Extra token produced


I converted a ModernMT model (Fairseq) to CT2. All is working quite properly, whatever the quantization used.

For information: I do not know if this is important, but in my application, the source sentences contain extra information at the beginning, that should be used by the model to produce a tuned translation of the rest of the sentence. This is working well with the original ModernMT model.

Problem: especially on short sentences, CT2 is often producing an extra token at the beginning of the output (usually a punctuation).

I tried to play with beam_size, length_penalty, coverage_penalty parameters without success.

I wonder if this may be due to the fact that ModernMT seems not using a BOS token. Only an EOS token.
Thus, I tried with this config.json file:

  "add_source_bos": false,
  "add_source_eos": false,
  "bos_token": "",
  "decoder_start_token": "<EOS>_",
  "eos_token": "<EOS>_",
  "layer_norm_epsilon": null,
  "unk_token": "<UNK>_"

Any idea on a solution to avoid these extra tokens to be produced?


Models trained with Fairseq usually require the EOS token at the end of the source input.

Do you add this token in the input before running the model? Alternatively you could enable add_source_eos in the configuration.

Yes, I add it.
More precisely: I’m using the ModernMT preprocessing that produces the EOS token.


Do you have alot of short sentences in your training/validation sets?

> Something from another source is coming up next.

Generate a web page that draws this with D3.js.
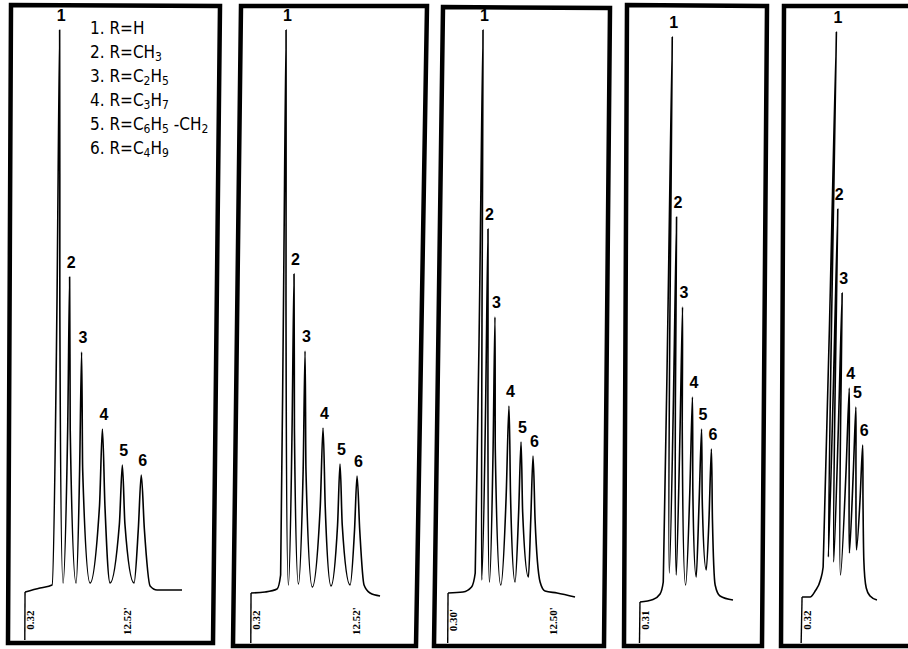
<!DOCTYPE html>
<html lang="en">
<head>
    <meta charset="UTF-8">
    <title>Chromatograms</title>
    <script src="https://d3js.org/d3.v7.min.js"></script>
    <style>
        body { margin: 0; background: #fff; }
        .box { fill: none; stroke: #000; stroke-width: 4.5; stroke-linejoin: miter; }
        .trace { fill: none; stroke: #000; stroke-width: 1.6; stroke-linejoin: round; }
        .marker { stroke: #000; stroke-width: 1.4; }
        .peak { font-family: "Liberation Sans", Arial, sans-serif; font-weight: bold; font-size: 16px; }
        .stamp { font-family: "Liberation Serif", serif; font-weight: bold; font-size: 11px; }
        .legend { font-family: "DejaVu Sans Condensed", "Liberation Sans Narrow", "DejaVu Sans", sans-serif; font-stretch: condensed; }
    </style>
</head>
<body>
    <svg width="908" height="649"></svg>
    <script>
        // legend of compounds
        const legendItems = ["1. R=H", "2. R=CH3", "3. R=C2H5", "4. R=C3H7", "5. R=C6H5 -CH2", "6. R=C4H9"];

        // traces: time (min) and detector signal
        const p1Time = [0.32, 2.08, 3.50, 3.91, 4.06, 4.24, 4.79, 5.24, 5.38, 5.54, 6.32, 6.67, 6.83, 7.03, 7.97, 9.03, 9.32, 9.67, 10.32, 11.38, 11.69, 12.03, 13.14, 13.61, 13.92, 14.32, 15.03, 15.85, 18.79];
        const p1Signal = [0.8, 1.2, 1.5, 30, 57, 30, 1.7, 17, 32.3, 17, 1.7, 13, 24.8, 13, 1.7, 9.4, 17.1, 9.4, 1.7, 7.6, 13.5, 7.6, 1.7, 7.1, 12.5, 7.1, 1.4, 1.0, 1.0];

        const p2Time = [0.32, 1.97, 3.38, 3.79, 3.97, 4.11, 4.26, 4.71, 5.05, 5.19, 5.33, 5.89, 6.38, 6.53, 6.71, 7.53, 8.41, 8.69, 9.00, 9.73, 10.46, 10.71, 11.01, 11.97, 12.46, 12.72, 13.07, 13.61, 14.32, 15.50];
        const p2Signal = [0.7, 0.8, 1.1, 2.5, 30, 57, 30, 1.5, 17, 32.6, 17, 1.6, 13, 24.9, 13, 1.3, 9.3, 17.2, 9.3, 1.4, 7.5, 13.6, 7.5, 1.5, 7.0, 12.4, 7.0, 1.5, 0.7, 0.4];

        const p3Time = [0.30, 2.06, 3.06, 3.48, 3.77, 3.95, 4.06, 4.24, 4.57, 4.70, 4.83, 5.16, 5.48, 5.59, 5.74, 6.50, 7.06, 7.31, 7.57, 8.18, 8.54, 8.76, 9.01, 9.75, 9.97, 10.18, 10.48, 11.12, 11.71, 13.12, 15.24];
        const p3Signal = [0.7, 0.8, 1.3, 2.7, 30, 57, 30, 2.0, 20, 37.1, 20, 1.8, 15, 28.3, 15, 1.5, 10.5, 19.4, 10.5, 1.8, 8.8, 15.8, 8.8, 2.3, 8.0, 14.4, 8.0, 1.8, 0.9, 0.7, 0.3];

        const p4Time = [0.31, 1.84, 2.66, 3.02, 3.19, 3.31, 3.43, 3.72, 3.96, 4.07, 4.19, 4.55, 4.78, 4.90, 5.04, 5.66, 6.02, 6.19, 6.37, 6.90, 7.13, 7.31, 7.49, 8.07, 8.31, 8.49, 8.72, 9.13, 9.72, 11.25];
        const p4Signal = [-0.2, 0.05, 0.6, 1.8, 28, 56.3, 28, 2.7, 20, 38.3, 20, 2.5, 17, 29.3, 17, 1.5, 11, 20.3, 11, 2.3, 10, 17.1, 10, 3.0, 8, 15.1, 8, 1.5, 0.4, 0];

        const p5Time = [0.32, 1.26, 1.85, 2.44, 2.73, 2.91, 3.03, 3.14, 3.32, 3.50, 3.61, 3.73, 3.97, 4.20, 4.32, 4.44, 4.79, 5.20, 5.38, 5.56, 5.79, 6.06, 6.20, 6.36, 6.61, 6.91, 7.09, 7.26, 7.50, 7.85, 8.32, 9.14];
        const p5Signal = [0.3, 0.3, 0.9, 2.0, 3.3, 28, 56.8, 28, 4.3, 20, 39.1, 20, 3.8, 18, 30.7, 18, 2.5, 13, 21.2, 13, 4.7, 13, 19.3, 13, 5.0, 10, 15.5, 10, 4.0, 1.2, 0.4, 0];

        // printed time stamps (start / end) per run
        const startStamps = ["0.32", "0.32", "0.30'", "0.31", "0.32"];
        const endStamps = ["12.52'", "12.52'", "12.50'", null, null];
        const endStampTimes = [12.32, 12.67, 12.65, null, null];

        // layout of the five strips
        const panels = [
            {time: p1Time, signal: p1Signal, x0: 22.28, skew: 0.005, box: [[11, 5], [220, 6], [213, 643], [8, 643]]},
            {time: p2Time, signal: p2Signal, x0: 248.28, skew: 0.005, box: [[241, 6], [427, 6], [416, 646], [233, 646]]},
            {time: p3Time, signal: p3Signal, x0: 445.45, skew: 0.007, box: [[443, 7], [610, 8], [604, 646], [434, 646]]},
            {time: p4Time, signal: p4Signal, x0: 637.37, skew: 0.012, box: [[627, 5], [767, 6], [762, 646], [624, 646]]},
            {time: p5Time, signal: p5Signal, x0: 799.28, skew: 0.02, box: [[784, 6], [930, 6], [930, 646], [781, 646]]}
        ];

        const svg = d3.select("svg");
        const pxPerMin = 8.5;
        const base = 600;
        const y = d3.scaleLinear().domain([0, 57]).range([base, 30]);

        panels.forEach((p, i) => {
            const x = d3.scaleLinear().domain([0, 20]).range([p.x0, p.x0 + 20 * pxPerMin]);
            const g = svg.append("g");

            g.append("polygon")
             .attr("class", "box")
             .attr("points", p.box.map(d => d.join(",")).join(" "));

            // pen arc makes tall peaks lean right
            const tg = g.append("g")
                        .attr("transform", `matrix(1,0,${-p.skew},1,${p.skew * base},0)`);

            const pts = d3.zip(p.time, p.signal);
            tg.append("path")
              .datum(pts)
              .attr("class", "trace")
              .attr("d", d3.line()
                           .x(d => x(d[0]))
                           .y(d => y(d[1]))
                           .curve(d3.curveMonotoneX));

            tg.append("line")
              .attr("class", "marker")
              .attr("x1", x(p.time[0])).attr("x2", x(p.time[0]))
              .attr("y1", y(p.signal[0])).attr("y2", p.box[3][1] - 3);

            // peak numbers over each local maximum
            const peaks = pts.filter((d, k) => k > 0 && k < pts.length - 1 &&
                                    d[1] > pts[k - 1][1] && d[1] > pts[k + 1][1]);
            g.selectAll(".peak")
             .data(peaks)
             .enter().append("text")
             .attr("class", "peak")
             .attr("text-anchor", "middle")
             .attr("x", d => x(d[0]) + p.skew * (base - y(d[1])) + 1.5)
             .attr("y", d => y(d[1]) - 9)
             .text((d, k) => k + 1);

            g.append("text")
             .attr("class", "stamp")
             .attr("text-anchor", "middle")
             .attr("dominant-baseline", "central")
             .attr("transform", `translate(${x(p.time[0]) + 4.5},620) rotate(-90)`)
             .text(startStamps[i]);

            if (endStamps[i]) {
                g.append("text")
                 .attr("class", "stamp")
                 .attr("text-anchor", "middle")
                 .attr("dominant-baseline", "central")
                 .attr("transform", `translate(${x(endStampTimes[i])},621) rotate(-90)`)
                 .text(endStamps[i]);
            }
        });

        // legend, digits after an element symbol set as subscripts
        const legend = svg.append("g").attr("class", "legend");
        legendItems.forEach((s, i) => {
            const t = legend.append("text").attr("x", 90).attr("y", 34 + i * 24);
            let shifted = false;
            s.split(/(?<=[A-Za-z])(\d)/).forEach((part, k) => {
                if (!part) return;
                const sub = k % 2 === 1;
                const dy = sub && !shifted ? 3 : (!sub && shifted ? -3 : 0);
                shifted = sub;
                t.append("tspan")
                 .attr("dy", dy)
                 .attr("font-size", sub ? 12 : 17)
                 .text(part);
            });
        });
    </script>
</body>
</html>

I experienced that in the past, because the model was learning to do a certain sentence length as I was providing alot of sentences with more or less the same length.

No problem with the training set: it was working properly with the original ModernMT model. The problem occurs with CT2 using the converted model.

Can you show how you are calling the MMT preprocessing and then how you call translate_batch in CT2?

First, I need textencoder.py:

MMT encoding code (cloned from MMT):

sub_dict = SubwordDictionary.load("./engines/"+ENGINE+"/model.vcb")
indexes = sub_dict.encode_line(input_text, line_tokenizer=sub_dict.tokenize, add_if_not_exist=False)

Remark: encode_line is inherited from fairseq.data.Dictionary.

At this step, MMT is directly building a Tensor. But, CT2 needs tokens. In a first attempt, I wanted to keep the exact processing of MMT. So, I need to convert back this Tensor to a token list:

            indexes = indexes.long()
            tokens = [sub_dict.symbols[idx] for idx in indexes]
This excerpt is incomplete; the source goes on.